A series of “disturbing” attacks launched by Boris Johnson’s against MPs investigating his Partygate claims undermined British democracy, the privileges committee has found.
A scathing report named Jacob Rees-Mogg, Nadine Dorries, Zac Goldsmith and Priti Patel among the Johnson loyalists who made “unprecedented” and “unacceptable” attempts to damage the work of the cross-party group.
The MPs catalogued the “most disturbing” examples of a “co-ordinated campaign to interfere with the work of the committee” in a new, 14-page report condemning the former PM’s most ardent backers.
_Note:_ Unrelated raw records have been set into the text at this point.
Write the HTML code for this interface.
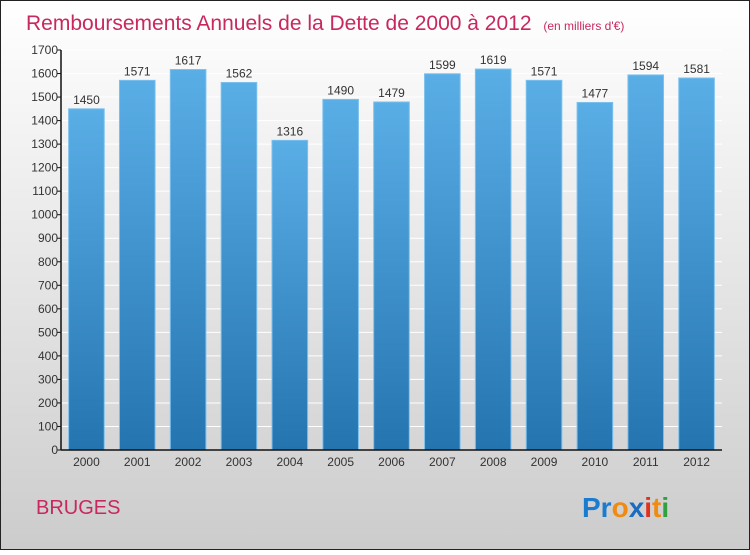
<!DOCTYPE html>
<html><head><meta charset="utf-8"><style>
body{margin:0;width:750px;height:550px;overflow:hidden;font-family:"Liberation Sans",sans-serif}
</style></head><body>
<svg width="750" height="550" xmlns="http://www.w3.org/2000/svg">
<defs>
<linearGradient id="bg" x1="0" y1="0" x2="0" y2="1"><stop offset="0" stop-color="#ffffff"/><stop offset="1" stop-color="#cccccc"/></linearGradient>
<linearGradient id="bar" x1="0" y1="0" x2="0" y2="1"><stop offset="0" stop-color="#5aaee6"/><stop offset="1" stop-color="#2474b0"/></linearGradient>
</defs>
<rect x="0.5" y="0.5" width="749" height="549" fill="url(#bg)" stroke="#222"/>
<text x="26" y="30" font-size="21" fill="#c8285e">Remboursements Annuels de la Dette de 2000 à 2012 <tspan font-size="12" dx="6">(en milliers d'€)</tspan></text>
<g id="plot"></g>
<text x="36" y="514" font-size="20" fill="#c8285e">BRUGES</text>
<g font-size="28" font-weight="bold" font-family="'Liberation Sans',sans-serif">
<text x="582" y="517"><tspan fill="#1a7cd0">Pr</tspan><tspan fill="#f08a10">o</tspan><tspan fill="#1a6cc0">x</tspan><tspan fill="#e03020">i</tspan><tspan fill="#f08a10">t</tspan><tspan fill="#30a040">i</tspan></text>
</g>
</svg>
<script>
const categories=["2000","2001","2002","2003","2004","2005","2006","2007","2008","2009","2010","2011","2012"];
const values=[1450,1571,1617,1562,1316,1490,1479,1599,1619,1571,1477,1594,1581];
const yTicks=[0,100,200,300,400,500,600,700,800,900,1000,1100,1200,1300,1400,1500,1600,1700];
const NS="http://www.w3.org/2000/svg";
const g=document.getElementById('plot');
const x0=61,x1=722,y0=450,y1=50,yMax=1700;
const band=(x1-x0)/categories.length;
const y=v=>y0-(v/yMax)*(y0-y1);
const xc=i=>x0+band*(i+0.5);
function mk(t,a){const e=document.createElementNS(NS,t);for(const k in a)e.setAttribute(k,a[k]);g.appendChild(e);return e;}
yTicks.forEach(v=>{
 const l=mk('line',{x1:x0,x2:x1,y1:y(v),y2:y(v),stroke:'#ffffff','stroke-width':1});
 
 
});
values.forEach((v,i)=>{
 const w=band*0.7;
 const r=mk('rect',{x:xc(i)-w/2,y:y(v),width:w,height:y0-y(v),fill:'url(#bar)',stroke:'#7cc0ee','stroke-width':1});
 
 
 const t=mk('text',{x:xc(i),y:y(v)-5,'text-anchor':'middle','font-size':12,fill:'#333'});
 t.textContent=v;
 
 
 const c=mk('text',{x:xc(i),y:y0+16,'text-anchor':'middle','font-size':12,fill:'#333'});
 c.textContent=categories[i];
 
 
});
yTicks.forEach(v=>{
 const tk=mk('line',{x1:x0-4,x2:x0,y1:y(v),y2:y(v),stroke:'#111'});
 
 
 const t=mk('text',{x:x0-3,y:y(v)+4,'text-anchor':'end','font-size':12,fill:'#333'});
 t.textContent=v;
 
 
});
const ya=mk('line',{x1:x0,x2:x0,y1:y1,y2:y0,stroke:'#111','stroke-width':1.5});


const xa=mk('line',{x1:x0,x2:x1,y1:y0,y2:y0,stroke:'#111','stroke-width':1.5});


</script>
</body></html>
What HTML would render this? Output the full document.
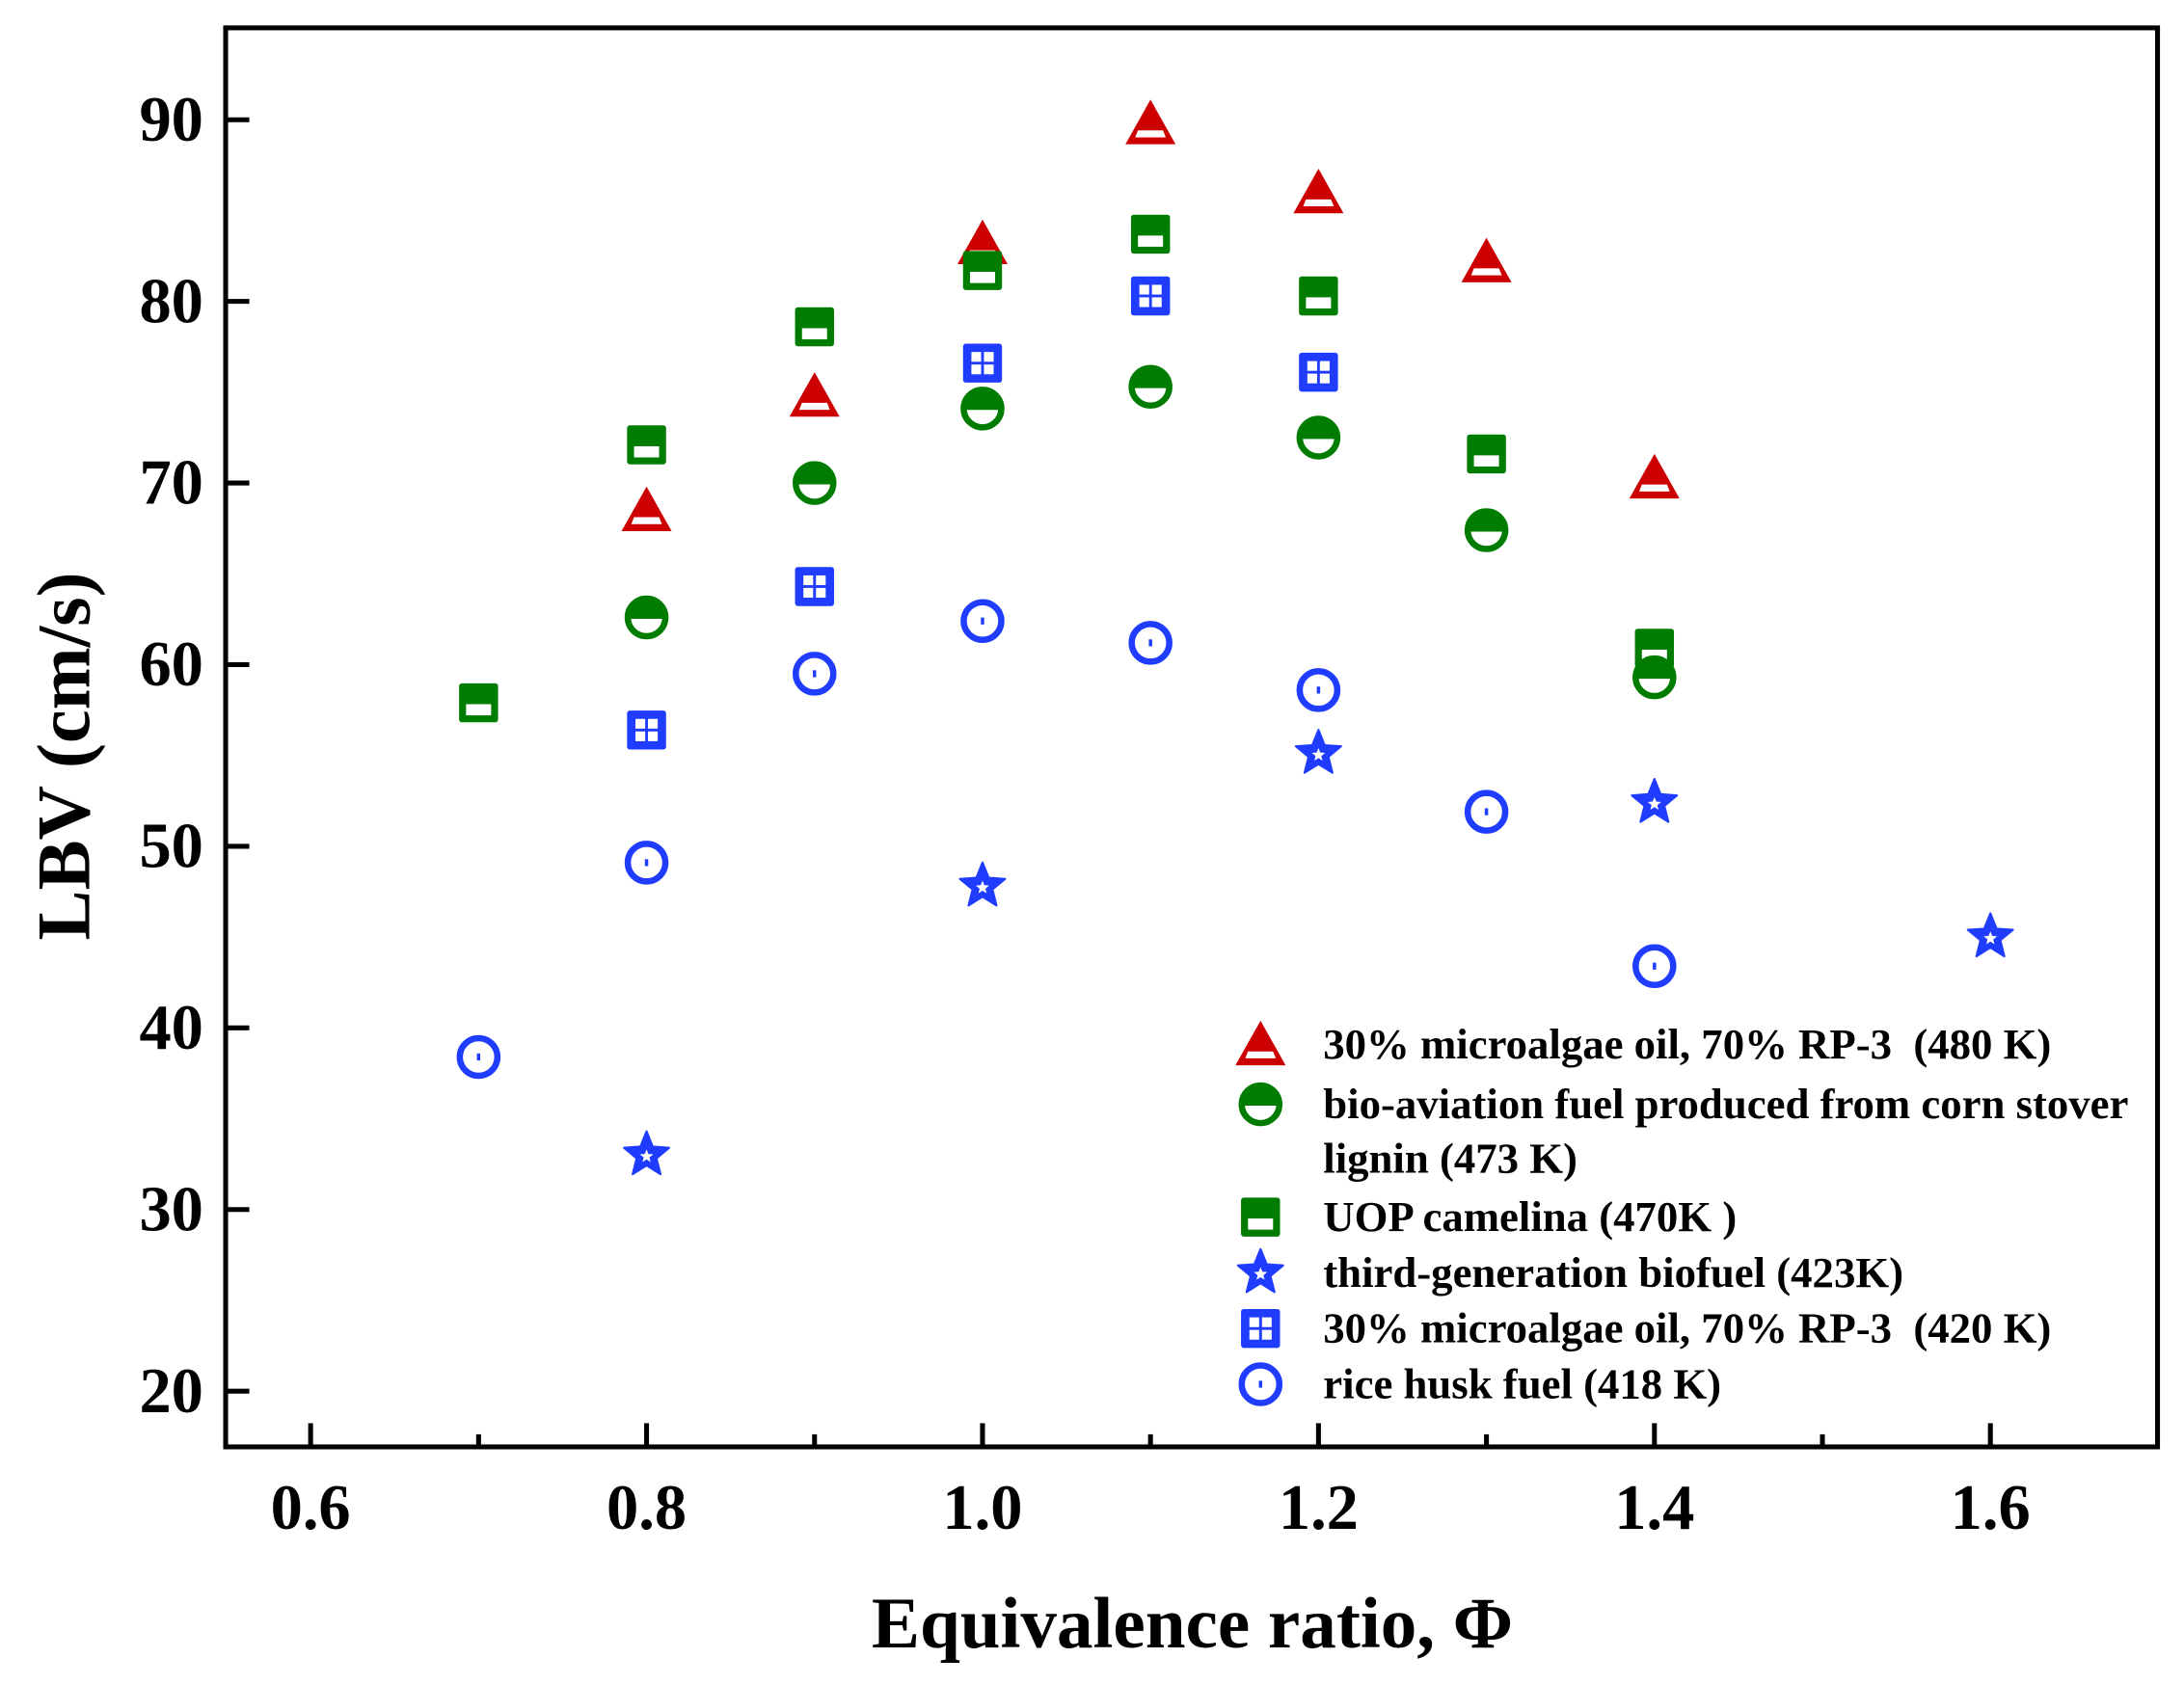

The privileges committee had found Mr Johnson guilty of “repeated contempts” by deliberately lying and being complicit in a campaign of abuse and intimidation against MPs.
The seven-person panel, chaired by veteran Labour MP Harriet Harman, used its 106-page report to warn Mr Johnson’s most vocal defenders that they would face scrutiny themselves through a special update.
Mr Johnson – who quit as an MP after learning that the committee would hand him a punishment set to trigger a by-election – said the committee had reached a “deranged conclusion”.
In his bitter resignation statement, the former Tory leader labelled the investigation a “kangaroo court” that was akin to a “witch hunt”.
Sir Jacob, one of those honoured by Mr Johnson, suggested the committee’s “fundamental judgment” was “wrong” – and compared the committee to “communist China”.
Fellow loyalist Ms Dorries urged voters to turf out Tory MPs who backed the committee’s report.
“Any Conservative MP who would vote for this report is fundamentally not a Conservative and will be held to account by members and the public. Deselections may follow,” the ex-culture secretary warned
Another Boris backer, Brendan Clarke-Smith. called the MPs’ conclusions “spiteful, vindictive and overreaching”.
That did not deter MPs from voting overwhelmingly to back the report, with only seven voting against the committee’s findings and 354 voting in favour.
Tory peer Lord Cruddas denied that he had “intimidated” the privileges committee, claimed he was being defamed and argued that he was the victim of snobbery.
“It is defamatory of me and I suspect it is yet more snobbery directed at someone from the working class who has succeeded in life from these career politicians,” tweeted the Johnson ally.
Lord Cruddas, chairman of the Conservative Democratic Organisation, added: “If they don’t want people noticing they are a kangaroo court then they should hop less.”